Size still matters — and when big firms lean into AI, it can create a flywheel effect: more clients mean more data, which leads to sharper insights and better products, which attracts even more clients, and so on. AI alone doesn’t guarantee an edge. However, like technologies, it can change outcomes if used well.

Machines excel at crunching data but lack the context and judgment people bring. Humans, on the other hand, think strategically but can be overwhelmed by sheer volume. Together, they’re stronger — like a grandmaster with a chess engine: the machine sees every pattern; the human sees the bigger picture.

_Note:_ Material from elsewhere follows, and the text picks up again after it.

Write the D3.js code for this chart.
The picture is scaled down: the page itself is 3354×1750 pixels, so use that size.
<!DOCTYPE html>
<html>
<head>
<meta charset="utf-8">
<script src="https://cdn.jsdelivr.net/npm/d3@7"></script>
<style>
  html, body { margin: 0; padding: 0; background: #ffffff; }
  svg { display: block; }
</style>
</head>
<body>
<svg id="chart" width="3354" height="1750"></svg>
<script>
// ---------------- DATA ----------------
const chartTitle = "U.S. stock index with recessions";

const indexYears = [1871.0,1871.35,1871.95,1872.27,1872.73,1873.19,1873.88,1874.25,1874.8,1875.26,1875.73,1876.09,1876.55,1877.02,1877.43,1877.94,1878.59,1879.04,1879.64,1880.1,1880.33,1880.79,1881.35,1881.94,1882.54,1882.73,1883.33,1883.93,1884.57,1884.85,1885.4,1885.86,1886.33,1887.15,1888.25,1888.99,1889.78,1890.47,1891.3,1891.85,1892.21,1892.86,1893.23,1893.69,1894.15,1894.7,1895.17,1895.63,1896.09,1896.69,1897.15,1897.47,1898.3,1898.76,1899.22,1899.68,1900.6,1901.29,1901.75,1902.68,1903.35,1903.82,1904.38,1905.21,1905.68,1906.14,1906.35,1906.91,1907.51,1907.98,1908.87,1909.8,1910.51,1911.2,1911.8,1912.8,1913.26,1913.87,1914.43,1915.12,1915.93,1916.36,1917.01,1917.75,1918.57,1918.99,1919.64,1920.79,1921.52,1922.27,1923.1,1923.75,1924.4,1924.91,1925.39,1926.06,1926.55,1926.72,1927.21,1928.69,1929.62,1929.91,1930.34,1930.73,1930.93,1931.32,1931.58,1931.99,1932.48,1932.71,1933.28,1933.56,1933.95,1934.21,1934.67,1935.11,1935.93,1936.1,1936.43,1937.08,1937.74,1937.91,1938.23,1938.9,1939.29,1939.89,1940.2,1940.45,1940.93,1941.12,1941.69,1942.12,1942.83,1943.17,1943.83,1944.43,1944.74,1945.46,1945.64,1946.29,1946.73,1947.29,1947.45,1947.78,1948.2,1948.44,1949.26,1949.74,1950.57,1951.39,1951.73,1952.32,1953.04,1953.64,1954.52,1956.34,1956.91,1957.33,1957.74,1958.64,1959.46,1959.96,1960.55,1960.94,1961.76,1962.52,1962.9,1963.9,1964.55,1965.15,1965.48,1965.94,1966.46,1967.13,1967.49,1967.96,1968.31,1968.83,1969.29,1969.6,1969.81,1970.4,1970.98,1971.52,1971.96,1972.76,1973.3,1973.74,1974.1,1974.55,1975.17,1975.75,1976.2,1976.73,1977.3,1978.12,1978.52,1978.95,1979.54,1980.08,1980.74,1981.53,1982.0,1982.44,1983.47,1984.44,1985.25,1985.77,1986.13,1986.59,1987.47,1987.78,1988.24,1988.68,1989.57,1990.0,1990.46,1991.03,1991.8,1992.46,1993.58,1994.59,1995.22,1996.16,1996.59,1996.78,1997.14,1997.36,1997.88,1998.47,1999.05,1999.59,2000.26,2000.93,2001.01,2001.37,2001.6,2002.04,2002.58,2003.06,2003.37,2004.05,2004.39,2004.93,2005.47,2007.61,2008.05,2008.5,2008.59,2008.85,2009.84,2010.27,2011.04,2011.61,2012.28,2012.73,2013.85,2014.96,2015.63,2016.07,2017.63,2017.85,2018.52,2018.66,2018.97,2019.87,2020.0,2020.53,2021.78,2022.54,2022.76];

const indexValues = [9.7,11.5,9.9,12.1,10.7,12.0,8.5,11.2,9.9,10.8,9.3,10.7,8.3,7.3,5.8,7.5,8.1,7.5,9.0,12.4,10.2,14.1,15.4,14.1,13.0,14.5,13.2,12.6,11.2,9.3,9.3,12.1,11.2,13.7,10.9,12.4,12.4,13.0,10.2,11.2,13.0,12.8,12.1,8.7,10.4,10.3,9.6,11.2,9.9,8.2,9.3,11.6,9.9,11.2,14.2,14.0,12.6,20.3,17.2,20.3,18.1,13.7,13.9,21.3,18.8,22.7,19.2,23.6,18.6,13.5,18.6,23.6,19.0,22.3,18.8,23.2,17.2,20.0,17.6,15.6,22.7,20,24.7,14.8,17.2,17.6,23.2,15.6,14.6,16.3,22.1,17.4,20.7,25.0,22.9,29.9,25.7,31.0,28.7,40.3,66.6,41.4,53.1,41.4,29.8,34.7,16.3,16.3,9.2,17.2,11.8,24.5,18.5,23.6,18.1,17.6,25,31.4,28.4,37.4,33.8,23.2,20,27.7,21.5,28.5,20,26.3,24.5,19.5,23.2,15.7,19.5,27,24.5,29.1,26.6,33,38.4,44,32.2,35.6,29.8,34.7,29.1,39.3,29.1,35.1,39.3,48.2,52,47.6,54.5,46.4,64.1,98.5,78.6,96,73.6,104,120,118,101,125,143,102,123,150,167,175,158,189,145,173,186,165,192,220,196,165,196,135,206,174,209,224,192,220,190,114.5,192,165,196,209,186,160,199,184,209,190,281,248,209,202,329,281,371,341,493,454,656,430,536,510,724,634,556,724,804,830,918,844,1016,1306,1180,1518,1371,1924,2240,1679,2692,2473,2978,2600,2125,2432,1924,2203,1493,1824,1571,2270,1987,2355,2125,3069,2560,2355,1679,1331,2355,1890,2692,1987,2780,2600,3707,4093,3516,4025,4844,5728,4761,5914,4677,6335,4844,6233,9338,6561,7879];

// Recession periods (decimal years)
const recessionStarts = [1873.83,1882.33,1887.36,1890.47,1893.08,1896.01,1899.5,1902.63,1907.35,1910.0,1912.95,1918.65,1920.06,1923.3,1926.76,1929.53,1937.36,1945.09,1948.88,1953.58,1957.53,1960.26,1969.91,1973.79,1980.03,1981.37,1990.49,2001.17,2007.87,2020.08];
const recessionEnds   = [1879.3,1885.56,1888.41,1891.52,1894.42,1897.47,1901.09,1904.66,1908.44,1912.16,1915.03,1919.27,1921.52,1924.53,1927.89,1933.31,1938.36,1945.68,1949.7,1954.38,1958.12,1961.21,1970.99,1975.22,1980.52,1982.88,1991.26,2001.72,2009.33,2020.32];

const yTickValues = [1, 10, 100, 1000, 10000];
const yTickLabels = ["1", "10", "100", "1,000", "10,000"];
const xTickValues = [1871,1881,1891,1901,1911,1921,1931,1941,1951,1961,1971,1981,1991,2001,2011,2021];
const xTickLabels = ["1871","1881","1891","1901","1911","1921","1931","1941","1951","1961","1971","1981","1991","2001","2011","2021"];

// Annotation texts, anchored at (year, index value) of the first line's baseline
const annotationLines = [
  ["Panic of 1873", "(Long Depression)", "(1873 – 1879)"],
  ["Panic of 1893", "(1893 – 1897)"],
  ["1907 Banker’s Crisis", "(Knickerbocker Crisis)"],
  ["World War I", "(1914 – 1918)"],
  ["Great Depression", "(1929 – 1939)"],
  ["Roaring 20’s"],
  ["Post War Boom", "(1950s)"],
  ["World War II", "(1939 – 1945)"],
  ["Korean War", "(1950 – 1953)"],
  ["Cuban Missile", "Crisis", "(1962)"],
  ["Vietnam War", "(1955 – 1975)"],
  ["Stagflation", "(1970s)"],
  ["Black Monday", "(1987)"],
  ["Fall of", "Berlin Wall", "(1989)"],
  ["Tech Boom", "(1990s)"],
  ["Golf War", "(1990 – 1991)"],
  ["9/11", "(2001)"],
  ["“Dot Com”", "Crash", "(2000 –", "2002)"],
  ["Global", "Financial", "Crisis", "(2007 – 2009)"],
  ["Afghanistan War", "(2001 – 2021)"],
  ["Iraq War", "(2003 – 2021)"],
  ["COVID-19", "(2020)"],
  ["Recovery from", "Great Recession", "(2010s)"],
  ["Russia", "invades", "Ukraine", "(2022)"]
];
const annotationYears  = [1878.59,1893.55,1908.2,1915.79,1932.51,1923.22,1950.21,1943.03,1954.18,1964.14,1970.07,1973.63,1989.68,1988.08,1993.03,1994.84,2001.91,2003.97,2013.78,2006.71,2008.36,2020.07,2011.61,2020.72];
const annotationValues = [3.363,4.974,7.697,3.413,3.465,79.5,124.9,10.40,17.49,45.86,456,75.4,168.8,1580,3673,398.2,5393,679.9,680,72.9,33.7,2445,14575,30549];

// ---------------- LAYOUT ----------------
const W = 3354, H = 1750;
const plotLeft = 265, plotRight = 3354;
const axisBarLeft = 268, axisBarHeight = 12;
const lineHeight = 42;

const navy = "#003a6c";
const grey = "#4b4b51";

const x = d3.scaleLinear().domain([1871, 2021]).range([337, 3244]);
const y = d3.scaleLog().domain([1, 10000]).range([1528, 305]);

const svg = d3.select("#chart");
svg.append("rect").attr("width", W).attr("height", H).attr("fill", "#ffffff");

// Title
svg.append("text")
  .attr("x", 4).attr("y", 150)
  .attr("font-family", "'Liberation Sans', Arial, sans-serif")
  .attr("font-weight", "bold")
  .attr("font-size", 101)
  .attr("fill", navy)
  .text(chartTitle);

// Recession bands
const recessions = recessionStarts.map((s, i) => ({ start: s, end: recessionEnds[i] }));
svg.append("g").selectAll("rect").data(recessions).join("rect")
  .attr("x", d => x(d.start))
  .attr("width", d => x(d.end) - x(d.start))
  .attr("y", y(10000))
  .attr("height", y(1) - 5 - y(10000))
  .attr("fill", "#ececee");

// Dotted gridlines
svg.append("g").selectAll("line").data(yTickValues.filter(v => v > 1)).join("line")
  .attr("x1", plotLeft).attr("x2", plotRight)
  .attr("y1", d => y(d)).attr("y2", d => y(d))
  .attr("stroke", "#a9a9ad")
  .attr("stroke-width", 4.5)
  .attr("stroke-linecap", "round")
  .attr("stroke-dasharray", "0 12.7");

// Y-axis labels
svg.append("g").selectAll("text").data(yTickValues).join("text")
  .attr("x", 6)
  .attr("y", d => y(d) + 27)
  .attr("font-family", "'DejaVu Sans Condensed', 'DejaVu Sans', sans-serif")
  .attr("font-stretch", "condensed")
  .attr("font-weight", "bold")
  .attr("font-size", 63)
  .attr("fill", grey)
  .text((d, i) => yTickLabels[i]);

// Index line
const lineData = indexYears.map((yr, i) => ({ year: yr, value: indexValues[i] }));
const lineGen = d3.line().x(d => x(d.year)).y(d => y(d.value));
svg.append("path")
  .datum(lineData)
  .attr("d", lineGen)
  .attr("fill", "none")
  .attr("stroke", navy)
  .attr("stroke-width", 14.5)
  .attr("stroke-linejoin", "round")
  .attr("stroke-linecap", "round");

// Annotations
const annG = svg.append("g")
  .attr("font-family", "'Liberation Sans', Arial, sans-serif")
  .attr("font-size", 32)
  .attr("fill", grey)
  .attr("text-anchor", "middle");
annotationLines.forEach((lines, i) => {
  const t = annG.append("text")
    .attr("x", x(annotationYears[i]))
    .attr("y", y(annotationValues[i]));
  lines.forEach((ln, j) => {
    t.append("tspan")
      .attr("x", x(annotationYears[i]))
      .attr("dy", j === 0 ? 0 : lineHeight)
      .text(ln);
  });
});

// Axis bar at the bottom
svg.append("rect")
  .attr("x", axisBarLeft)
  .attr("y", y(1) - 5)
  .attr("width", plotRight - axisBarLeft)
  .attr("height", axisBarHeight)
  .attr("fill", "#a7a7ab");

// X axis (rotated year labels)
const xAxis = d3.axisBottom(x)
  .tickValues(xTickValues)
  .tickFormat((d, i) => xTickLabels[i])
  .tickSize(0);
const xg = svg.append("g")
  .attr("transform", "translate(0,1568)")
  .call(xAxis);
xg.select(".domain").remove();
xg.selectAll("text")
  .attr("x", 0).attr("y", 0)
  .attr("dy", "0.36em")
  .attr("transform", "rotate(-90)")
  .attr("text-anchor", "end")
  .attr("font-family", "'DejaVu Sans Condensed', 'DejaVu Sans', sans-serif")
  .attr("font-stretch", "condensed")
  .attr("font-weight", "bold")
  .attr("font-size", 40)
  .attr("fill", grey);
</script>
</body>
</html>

A BCG study found that when analysts were equipped with AI tools in their day-to-day work, underperformers using AI improved by over 40 percent, with some even leapfrogging top performers who weren’t using AI at all.

This finding drives home an important point: the debate over AI replacing human expertise may be shortsighted. In reality, the combination of human and AI is a force multiplier — scaling human creativity by using machines where they offer a competitive edge. In capital markets, especially in complex areas like client servicing and post-trade operations, where nuance and judgment still matter, the most powerful results may come from a human+AI combination.

The new edge in capital markets

AI is ushering in a new era in capital markets — helping firms extend long-term focus on automation being mere manual inputs to cognitive inputs. Modernizing tech stacks, especially in post-trade, is unlocking data that powers personalization, smarter automation, and deeper client integration — leading to a new area of competition differentiation through hyper-personalized customer services at scale.

Embracing this shift can give both large and smaller players a competitive edge. Increasingly, it’s the quality of service — hyper-personalized, seamless, and responsive — that sets firms apart and keeps clients coming back.